Across
- 3. Ik ben groot als ik jong ben, maar ik ben klein als ik oud ben. Wat ben ik?
- 6. Wat gaat de hele wereld rond maar blijft altijd in een hoekje ?
- 7. Welk schepsel loopt 's ochtends op vier benen, 's middags op twee benen en 's avonds op drie?
- 9. Hij die het maakt, wil het niet hebben. Hij die het koopt, zal het niet gebruiken. Hij die het gebruikt, weet het niet.
- 10. Welk woord wordt kleiner als je er twee letters aan toevoegt?
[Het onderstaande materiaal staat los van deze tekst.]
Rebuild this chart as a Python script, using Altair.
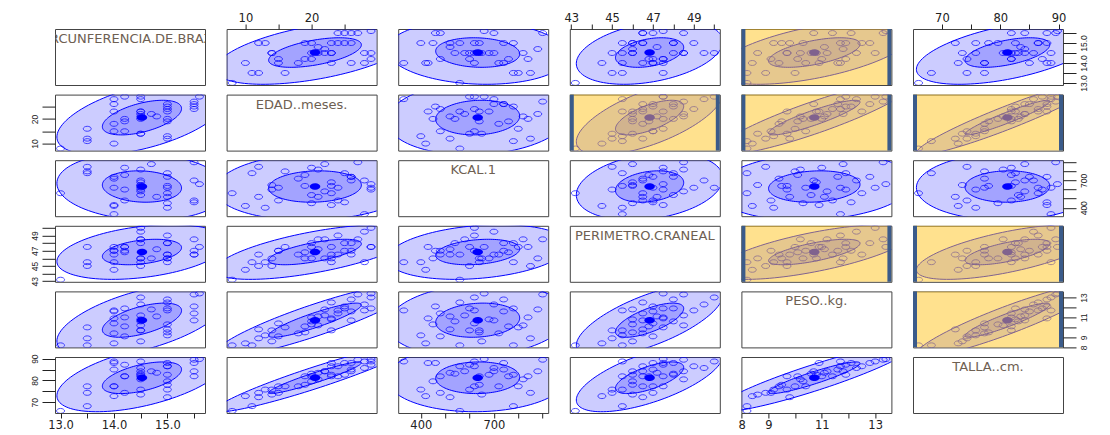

- 12. Hoe meer dit ding droogt, hoe natter het wordt.
- 14. Hoe komt een konijn uit de sneeuw?
- 15. Het huppelt in het bos en heeft een machinegeweer, wat is het?
Down
- 1. Ik ben wat ik ben maar als je weet wat ik ben ben ik het niet meer.
- 2. welke bus kan niet rijden?
- 4. Het heeft een been, maar het kan niet lopen. Het heeft twee vleugels, maar het kan niet vliegen. Het draagt een bril, maar het kan niet zien. Het heeft haar, maar het kan niet gekamd worden?
- 5. Je gooit het buitenste weg en kookt het binnenste. Daarna eet je het buitenste en gooi je het binnenste weg. Wat is het?
- 8. Dit ding heeft 3 ogen, die elk een ander kleur hebben en 1 poot. Wat is het?
- 11. Wat was was voordat was was was?
- 13. Wat behoort jou toe, maar gebruikt iemand anders vaker?